INT. CHEERLESS ROOM – DAY
The room is bare, dusty. A ceiling fan turns. The wall clock ticks.
By stating in the slugline that it is a cheerless room, he has eliminated the need for an additional adjective in the description, but he still takes the time to note some of the vivid sensory images that make up the room, allowing the reader to picture it, hear the ticking clock, and feel like they are there in the room.
Key details are crucial, and choosing a few of the most important ones can speak volumes about the setting, with no need to go into long drawn-out detail. As with character description, capturing the essence or sense of the place is the most important part, and this can be done very succinctly. In Fargo, the Coen brothers describe the bar as “downscale even for this town. Country music plays on the jukebox.” This simple sentence tells us about the bar and the town itself. You would never say “downscale even for this town” referring to a place like Paris or New York, Napa or Aspen. The fact that they say it this way says not only that this is a dive bar, but it’s a dive bar in a small, run-down town. Country music on a jukebox also says a lot about the type of bar this is, and they type of people there. There is a huge difference between a bar that plays country music via a jukebox and a bar where soft jazz is played by a live trio of musicians, or a bar where techno music blasts through a state-of-the-art speaker system. That detail alone gives you a different picture of the place and the people hanging out there.

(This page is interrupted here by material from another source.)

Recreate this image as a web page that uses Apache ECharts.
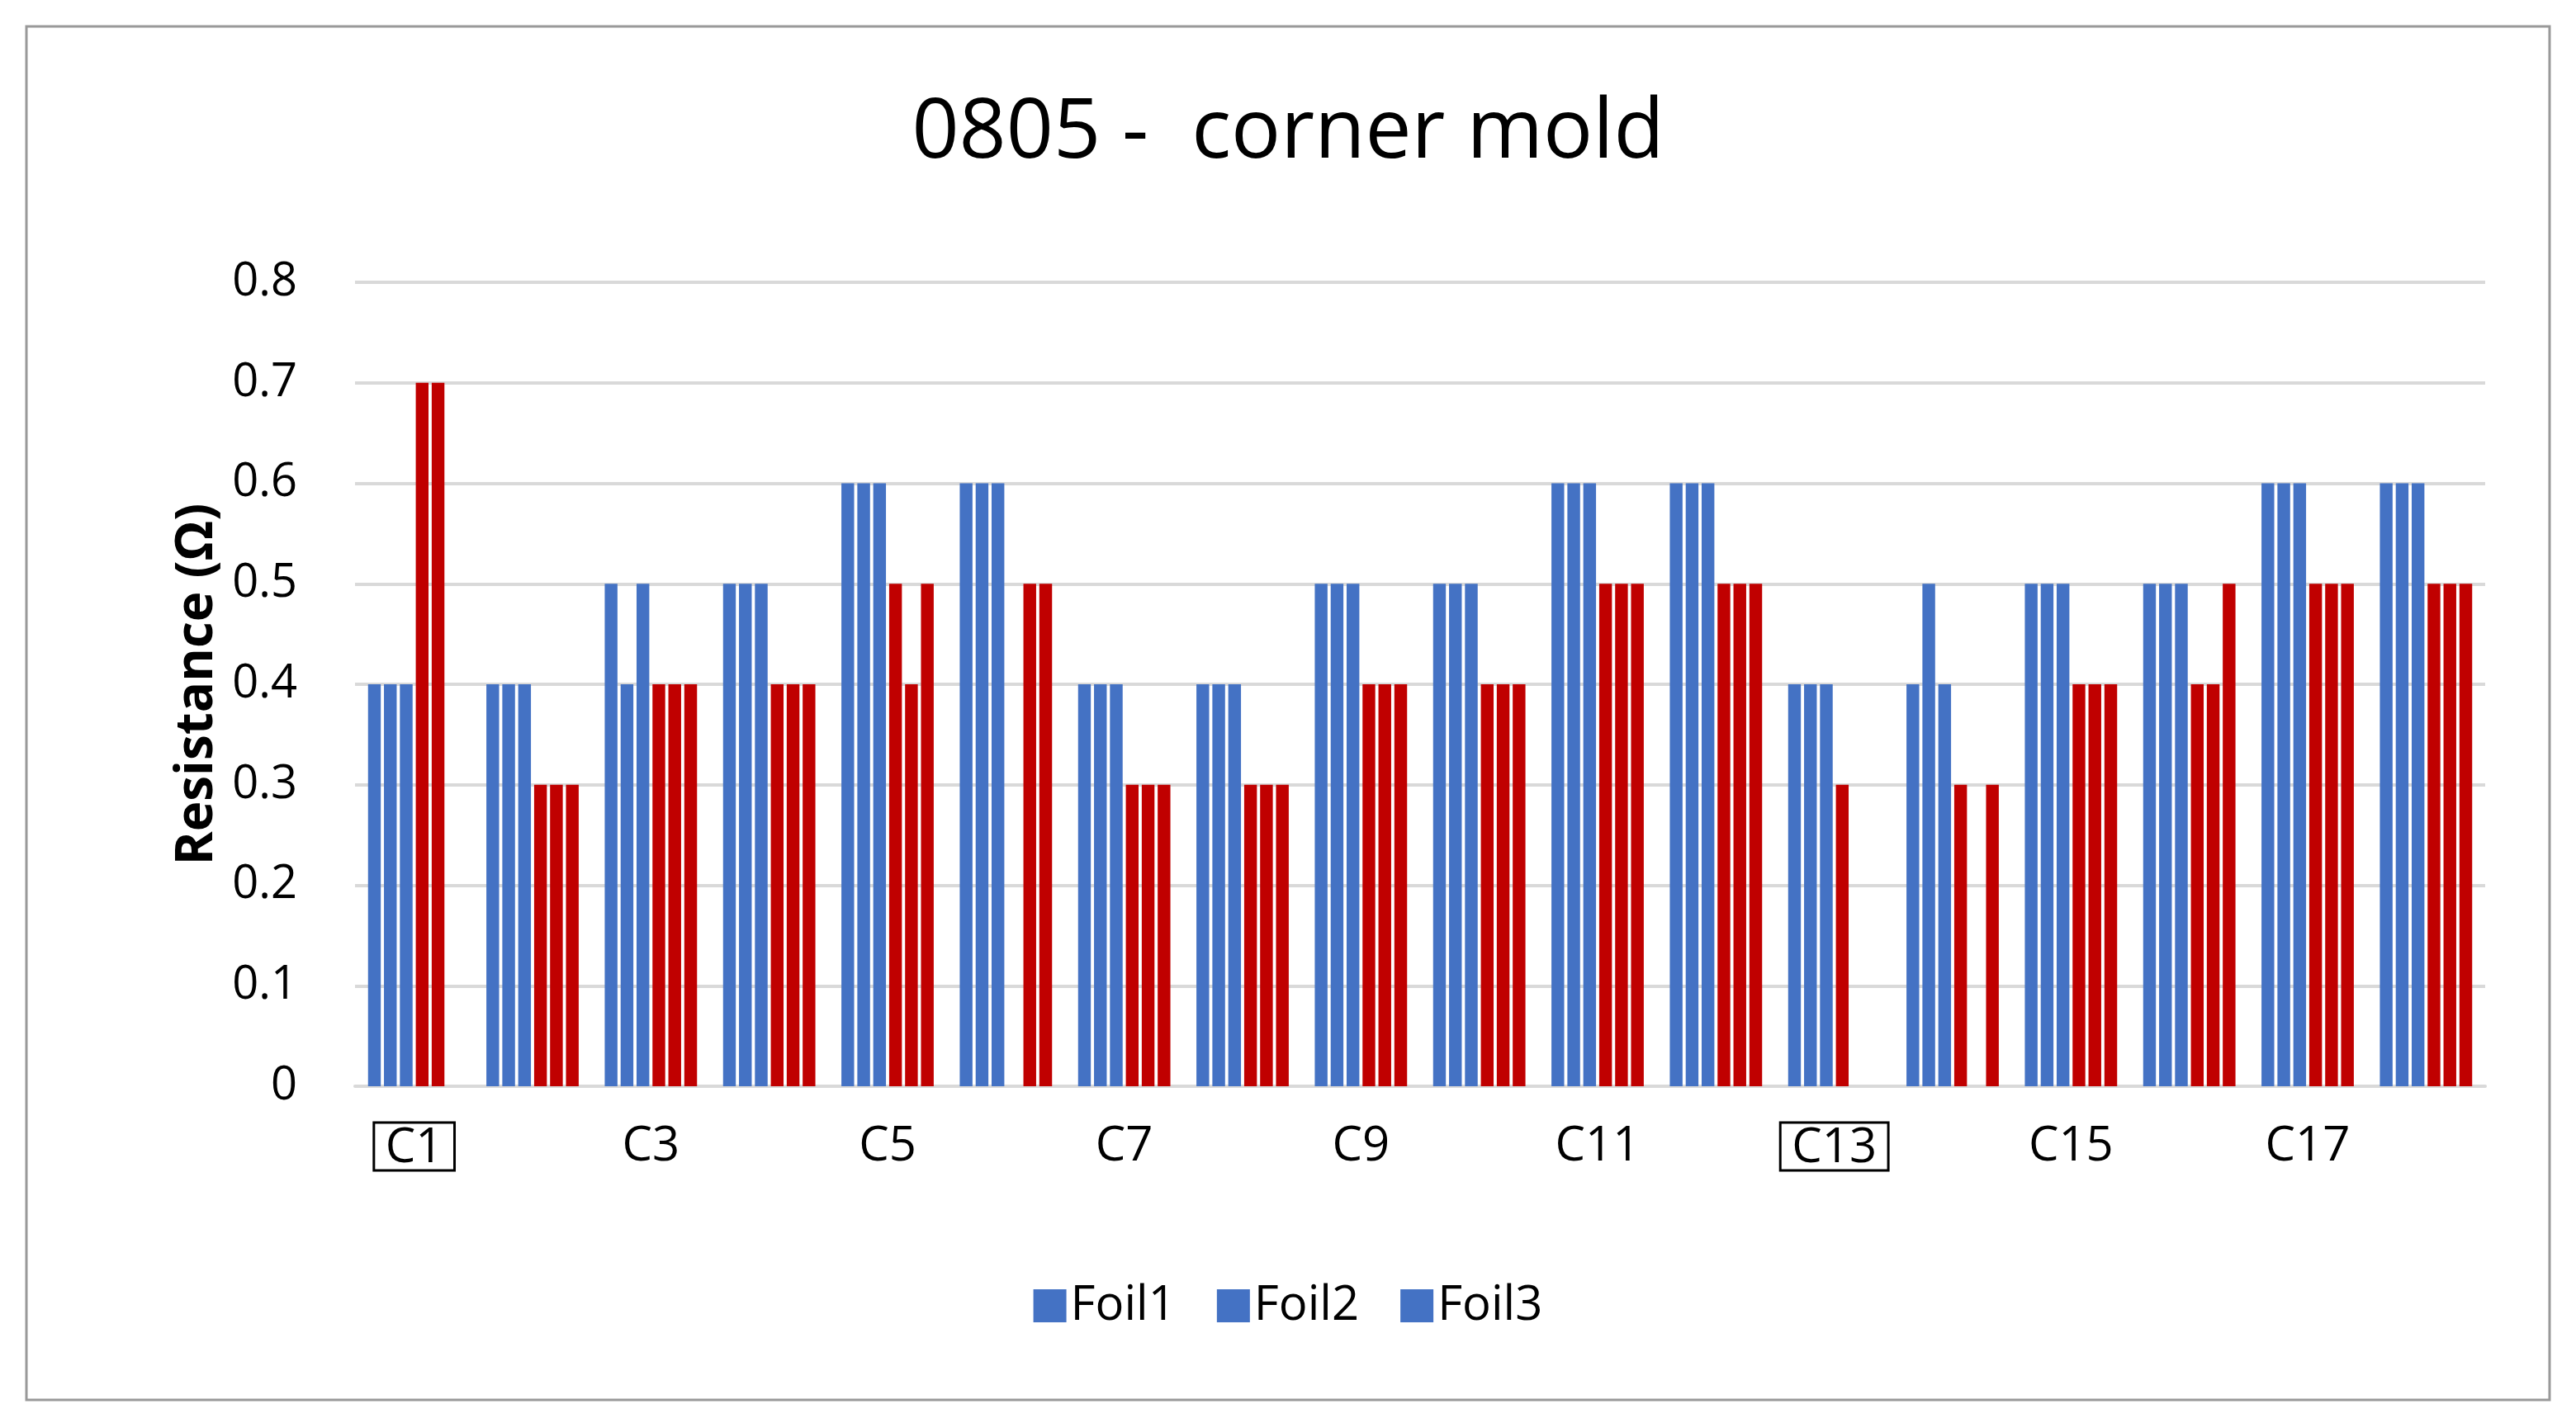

In Pleasantville, the world of the perfect show-town is contrasted sharply with the modern day imperfection of the late-90s by describing details about each place.
In the 1958 idyllic world of Pleasantville, “Birds are chirping. The sun is shining. All the hedges are neatly pruned and the lawns are perfectly manicured. A sweet stillness hangs over the suburban street, which is bathed in beautiful black and white.” It’s easy to see why the tranquil, serene fantasy world tempts David to escape the frenetic world he inhabits. As opposite as possible, his world is described as: “a cacophony of modern life. Beepers and nose rings—blue hair and tattoos. Dissonant boom boxes compete with one another. The hormones are running crazy.”
Both descriptions use key visual details that show us what the scene looks like. Instead of using vague, generic adjectives, the writer has picked the most visually stunning and specific images to convey what each world is like, giving us a real, vivid sense of what the scene looks like through imagery.
Brevity is crucial in screenwriting, but by choosing key details and images you can convey an image to your reader that helps draw them into the story and give them a sense of place. Even if you are describing a place that is familiar to readers, it is important to include a description of what this place looks like so that your story feels unique and real, and not a generic cookie-cutter movie.
In another brilliant script by Charlie Kaufman, Eternal Sunshine of the Spotless Mind, he describes the waiting room: “Every doctor’s office waiting room: chairs against the wall, magazines on end tables, a sad-looking potted plant, generic seascape paintings on the walls.” Even though we’ve all been in doctor’s waiting rooms, and even though in this case he is saying that this waiting room looks like an average waiting room, he still takes the time needed to include a few details to paint a picture in the reader’s mind.
Without doing this, there are still variations on what each person would imagine if he had merely slugged the scene as a waiting room and offered no other explanation. Some waiting rooms are run down, older, with out-of-date furnishings. Some are full of sick people, stuffy, crowded, and noisy. Some more successful doctors in affluent areas have gorgeous waiting rooms that rival five-star hotel lobbies. So even when describing a mundane, everyday place, visual details pin down exactly what we’re looking at and evoke an image in the reader’s mind.
Most of us have been in or seen a corporate conference room, but like doctor’s waiting rooms, they vary widely. In Jerry Maguire by Cameron Crowe, the conference room is not described by saying it is richly appointed or that the company is successful, instead, specific details are revealed that show us that this is true. “Sports photos and posters are framed on the walls. The signs of global marketing are omnipresent. Each agent has a silver tray containing soft drinks and a glass pitcher of water.”
Good scene description also evokes a feeling that conveys theme. In Jerry Maguire, the excess and ruthless ambition that bothered Jerry and forced him to quit are brought to life in the way Crowe has described in the conference room. The little details show us how these people live, what their lifestyle is like, and what they demand. There is nothing warm in the room, it is not practical or utilitarian, it is loud, driven by advertising and success, and the fact that each agent has his or her own personal silver tray of beverages shows us what kind of world they live in.
In Garden State, Zach Braff enforces his theme and creates the sense of loneliness and aimlessness that his hero feels by using visual details to create a sense of cold, clean emptiness in his bedroom. “Whiteness. Morning sun streams through a palatial picture window. The phone continues to ring. A ceiling fan spins above stacks of scripts, a cell phone charging, bare walls and a small human figure dwarfed by the enormous white bed in which he sleeps.” This not only evokes a concrete visual image of the room, but also gives us the sense of how the character feels, where the story is going, and what the theme of the film will be.
As you’re observing people, how they speak, and how what they wear colors your opinion of what they’re like, start noticing places, and what details matter. When you visit a new or familiar location, spend time looking at it. What jumps out at you first? What details show you what the people who inhabit this space are like, what they value? What is generic and what is unique? Keep track of what you observe, and you will get into the habit of noticing the most important and most visual details. This will improve your writing by allowing you to include the most vital and visual information in the scenes you craft in your screenplays.